**The records**
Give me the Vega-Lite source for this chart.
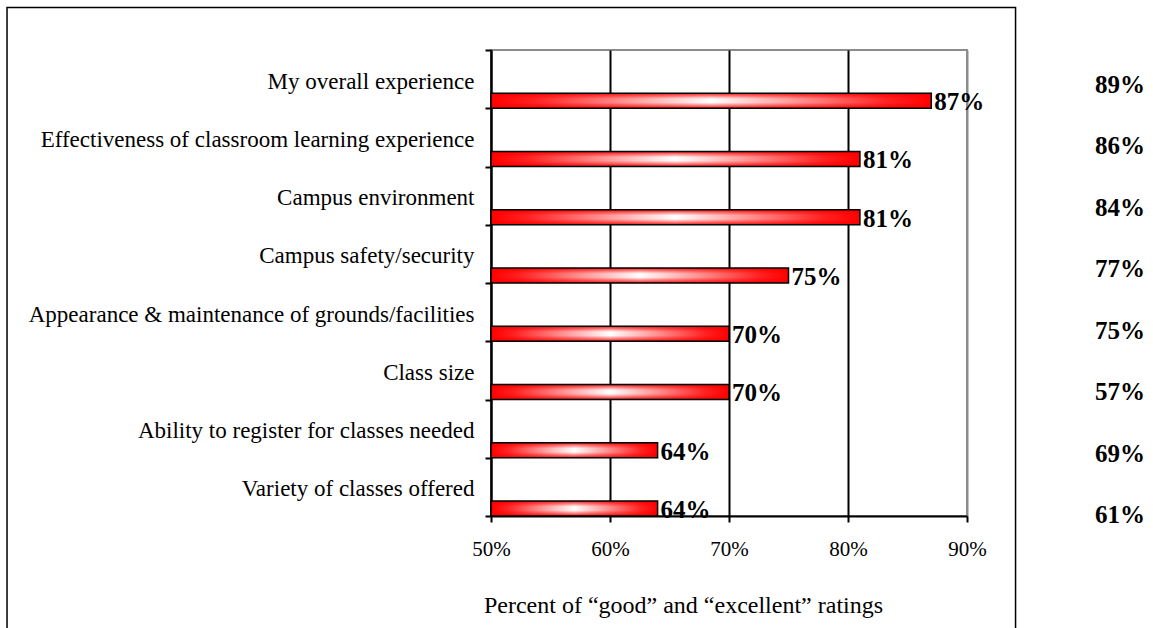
{
  "$schema": "https://vega.github.io/schema/vega-lite/v6.json",
  "width": 476,
  "height": 466,
  "autosize": "none",
  "padding": {"left": 491, "top": 50, "right": 186, "bottom": 112},
  "background": "white",
  "config": {
    "view": {"stroke": "#8c8c8c", "strokeWidth": 2},
    "font": "Liberation Serif"
  },
  "data": {
    "values": [
      {"cat": "My overall experience", "value": 87, "valueLabel": "87%", "prior": 89, "priorLabel": "89%"},
      {"cat": "Effectiveness of classroom learning experience", "value": 81, "valueLabel": "81%", "prior": 86, "priorLabel": "86%"},
      {"cat": "Campus environment", "value": 81, "valueLabel": "81%", "prior": 84, "priorLabel": "84%"},
      {"cat": "Campus safety/security", "value": 75, "valueLabel": "75%", "prior": 77, "priorLabel": "77%"},
      {"cat": "Appearance & maintenance of grounds/facilities", "value": 70, "valueLabel": "70%", "prior": 75, "priorLabel": "75%"},
      {"cat": "Class size", "value": 70, "valueLabel": "70%", "prior": 57, "priorLabel": "57%"},
      {"cat": "Ability to register for classes needed", "value": 64, "valueLabel": "64%", "prior": 69, "priorLabel": "69%"},
      {"cat": "Variety of classes offered", "value": 64, "valueLabel": "64%", "prior": 61, "priorLabel": "61%"}
    ]
  },
  "layer": [
    {
      "encoding": {
        "y": {
          "field": "cat",
          "type": "nominal",
          "sort": null,
          "scale": {"paddingInner": 0, "paddingOuter": 0},
          "axis": {
            "title": null,
            "tickBand": "extent",
            "domainColor": "black",
            "domainWidth": 2,
            "tickColor": "black",
            "tickWidth": 2,
            "tickSize": 6,
            "labelFont": "Liberation Serif",
            "labelFontSize": 23,
            "labelColor": "black",
            "labelPadding": 11,
            "labelBaseline": "alphabetic",
            "labelOffset": 9,
            "labelLimit": 0,
            "grid": false
          }
        }
      },
      "layer": [
        {
          "mark": {
            "type": "bar",
            "height": {"band": 0.2575},
            "yOffset": 21.6,
            "strokeWidth": 0,
            "fill": {
              "gradient": "linear",
              "x1": 0, "y1": 0, "x2": 1, "y2": 0,
              "stops": [
                {"offset": 0, "color": "#ff0000"},
                {"offset": 0.1, "color": "#ff2222"},
                {"offset": 0.5, "color": "#ffffff"},
                {"offset": 0.9, "color": "#ff2222"},
                {"offset": 1, "color": "#ff0000"}
              ]
            }
          },
          "encoding": {
            "x": {
              "field": "value",
              "type": "quantitative",
              "scale": {"domain": [50, 90], "zero": false, "nice": false},
              "axis": {
                "values": [50, 60, 70, 80, 90],
                "labelExpr": "datum.value + '%'",
                "labelFlush": false,
                "labelOverlap": false,
                "grid": true,
                "gridColor": {"condition": {"test": "datum.value >= 90", "value": "#8c8c8c"}, "value": "black"},
                "gridWidth": 2,
                "domainColor": "black",
                "domainWidth": 2,
                "tickColor": "black",
                "tickWidth": 2,
                "tickSize": 6,
                "labelFont": "Liberation Serif",
                "labelFontSize": 21,
                "labelColor": "black",
                "labelBaseline": "alphabetic",
                "labelPadding": 33,
                "title": "Percent of “good” and “excellent” ratings",
                "titleFont": "Liberation Serif",
                "titleFontSize": 24,
                "titleFontWeight": "normal",
                "titleColor": "black",
                "titleAlign": "center",
                "titleAnchor": "start",
                "titleX": 192,
                "titleY": 96,
                "titleBaseline": "alphabetic"
              }
            },
            "x2": {"datum": 50}
          }
        },
        {
          "mark": {
            "type": "bar",
            "height": {"band": 0.2575},
            "yOffset": 21.6,
            "stroke": "black",
            "strokeWidth": 1.5,
            "fill": {
              "gradient": "linear",
              "x1": 0, "y1": 0, "x2": 0, "y2": 1,
              "stops": [
                {"offset": 0, "color": "rgba(240,0,0,0.9)"},
                {"offset": 0.38, "color": "rgba(255,0,0,0)"},
                {"offset": 0.62, "color": "rgba(255,0,0,0)"},
                {"offset": 1, "color": "rgba(240,0,0,0.9)"}
              ]
            }
          },
          "encoding": {
            "x": {"field": "value", "type": "quantitative"},
            "x2": {"datum": 50}
          }
        },
        {
          "mark": {
            "type": "text",
            "align": "left",
            "baseline": "alphabetic",
            "dx": 3,
            "dy": 31,
            "font": "Liberation Serif",
            "fontSize": 25,
            "fontWeight": "bold",
            "color": "black"
          },
          "encoding": {
            "x": {"field": "value", "type": "quantitative"},
            "text": {"field": "valueLabel"}
          }
        }
      ]
    },
    {
      "mark": {
        "type": "text",
        "align": "right",
        "baseline": "alphabetic",
        "font": "Liberation Serif",
        "fontSize": 25,
        "fontWeight": "bold",
        "color": "black"
      },
      "encoding": {
        "y": {
          "field": "cat",
          "type": "nominal",
          "sort": null,
          "scale": {"range": [12.3, 503.7], "paddingInner": 0, "paddingOuter": 0},
          "axis": null
        },
        "x": {"datum": 104.96, "type": "quantitative"},
        "text": {"field": "priorLabel"}
      }
    },
    {
      "data": {"values": [{"frame": "outer"}]},
      "mark": {"type": "rect", "fill": null, "fillOpacity": 0, "stroke": "black", "strokeWidth": 1.5},
      "encoding": {
        "x": {"datum": 9.33, "type": "quantitative"},
        "x2": {"datum": 94.08},
        "y": {"datum": 1.0912, "type": "quantitative", "scale": {"domain": [0, 1], "zero": false, "nice": false}, "axis": null},
        "y2": {"datum": -0.3}
      }
    }
  ],
  "resolve": {"scale": {"y": "independent"}}
}
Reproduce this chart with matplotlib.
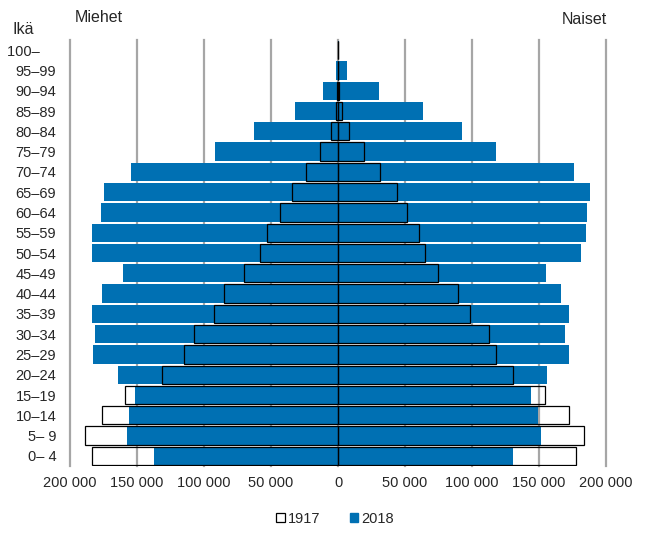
import matplotlib
matplotlib.use('Agg')
import matplotlib.pyplot as plt
from matplotlib.patches import Patch
from matplotlib.ticker import FuncFormatter
import numpy as np

plt.rcParams['font.family'] = ['Liberation Sans', 'DejaVu Sans']

age_groups = ["0– 4", "5– 9", "10–14", "15–19", "20–24", "25–29", "30–34",
              "35–39", "40–44", "45–49", "50–54", "55–59", "60–64", "65–69",
              "70–74", "75–79", "80–84", "85–89", "90–94", "95–99", "100–    "]

men_1917 = [183800, 189000, 175900, 158700, 131600, 114700, 107700, 92300, 84800,
            70100, 58500, 52700, 43000, 34100, 23600, 13200, 5200, 1500, 500, 100, 10]
men_2018 = [137100, 157700, 156200, 151700, 164200, 182600, 181100, 183300, 175900,
            160400, 183300, 183300, 176600, 174400, 154700, 91800, 62500, 32300, 11200, 1700, 200]
women_1917 = [177600, 183300, 172400, 154700, 130600, 118200, 112400, 98300, 89800,
              74900, 64700, 60700, 51500, 44300, 31100, 19200, 8400, 3200, 900, 150, 10]
women_2018 = [130800, 151200, 149500, 144000, 155700, 172400, 169700, 172400, 166700,
              155000, 181300, 185100, 185800, 187800, 176100, 117600, 92800, 63400, 30300, 6900, 800]

x_ticks = [-200000, -150000, -100000, -50000, 0, 50000, 100000, 150000, 200000]

blue = '#0070b3'
txt = '#262626'

fig = plt.figure(figsize=(6.67, 5.34), dpi=100)
ax = fig.add_axes([0.105, 0.1273, 0.8035, 0.7977])

y = np.arange(len(age_groups))
h = 0.9
ax.barh(y, -np.array(men_2018), height=h, color=blue, zorder=2)
ax.barh(y, women_2018, height=h, color=blue, zorder=2)
ax.barh(y, -np.array(men_1917), height=h, facecolor='none', edgecolor='black', linewidth=0.9, zorder=3)
ax.barh(y, women_1917, height=h, facecolor='none', edgecolor='black', linewidth=0.9, zorder=3)

ax.set_xlim(-200000, 200000)
ax.set_ylim(-0.5, len(age_groups) - 0.5)
ax.set_xticks(x_ticks)
ax.xaxis.set_major_formatter(FuncFormatter(lambda v, p: f"{abs(int(v)):,}".replace(",", " ")))
ax.set_yticks(y)
ax.set_yticklabels(age_groups)
ax.tick_params(axis='both', length=0, labelsize=10.5, colors=txt)
ax.tick_params(axis='y', pad=10)
ax.tick_params(axis='x', pad=7)
for s in ax.spines.values():
    s.set_visible(False)
ax.grid(axis='x', color='#a6a6a6', linewidth=1.6, zorder=0)
ax.set_axisbelow(True)
for gl in ax.get_xgridlines():
    gl.set_clip_on(False)

fig.text(13 / 667, 1 - 30 / 534, "Ikä", fontsize=11.5, color=txt, ha='left', va='center')
fig.text(75 / 667, 1 - 17 / 534, "Miehet", fontsize=11.5, color=txt, ha='left', va='center')
fig.text(607 / 667, 1 - 19 / 534, "Naiset", fontsize=11.5, color=txt, ha='right', va='center')

handles = [Patch(facecolor='white', edgecolor='black', linewidth=0.9, label='1917'),
           Patch(facecolor=blue, edgecolor=blue, label='2018')]
fig.legend(handles=handles, loc='center', bbox_to_anchor=(335 / 667, 1 - 519 / 534), ncol=2,
           frameon=False, fontsize=10.5, handlelength=0.6, handleheight=0.6,
           handletextpad=0.2, columnspacing=2.0, labelcolor=txt)

fig.savefig('out.png', dpi=100)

**Aim of the task**
In the entries above, find the line that contains "Reproduce this chart with matplotlib." and the line that contains "ax = fig.add_axes([0.105, 0.1273, 0.8035, 0.7977])". Reproduce exactly those two lines and every line between them, but not the pictures.

**Result of this task**
Reproduce this chart with matplotlib.
import matplotlib
matplotlib.use('Agg')
import matplotlib.pyplot as plt
from matplotlib.patches import Patch
from matplotlib.ticker import FuncFormatter
import numpy as np

plt.rcParams['font.family'] = ['Liberation Sans', 'DejaVu Sans']

age_groups = ["0– 4", "5– 9", "10–14", "15–19", "20–24", "25–29", "30–34",
              "35–39", "40–44", "45–49", "50–54", "55–59", "60–64", "65–69",
              "70–74", "75–79", "80–84", "85–89", "90–94", "95–99", "100–    "]

men_1917 = [183800, 189000, 175900, 158700, 131600, 114700, 107700, 92300, 84800,
            70100, 58500, 52700, 43000, 34100, 23600, 13200, 5200, 1500, 500, 100, 10]
men_2018 = [137100, 157700, 156200, 151700, 164200, 182600, 181100, 183300, 175900,
            160400, 183300, 183300, 176600, 174400, 154700, 91800, 62500, 32300, 11200, 1700, 200]
women_1917 = [177600, 183300, 172400, 154700, 130600, 118200, 112400, 98300, 89800,
              74900, 64700, 60700, 51500, 44300, 31100, 19200, 8400, 3200, 900, 150, 10]
women_2018 = [130800, 151200, 149500, 144000, 155700, 172400, 169700, 172400, 166700,
              155000, 181300, 185100, 185800, 187800, 176100, 117600, 92800, 63400, 30300, 6900, 800]

x_ticks = [-200000, -150000, -100000, -50000, 0, 50000, 100000, 150000, 200000]

blue = '#0070b3'
txt = '#262626'

fig = plt.figure(figsize=(6.67, 5.34), dpi=100)
ax = fig.add_axes([0.105, 0.1273, 0.8035, 0.7977])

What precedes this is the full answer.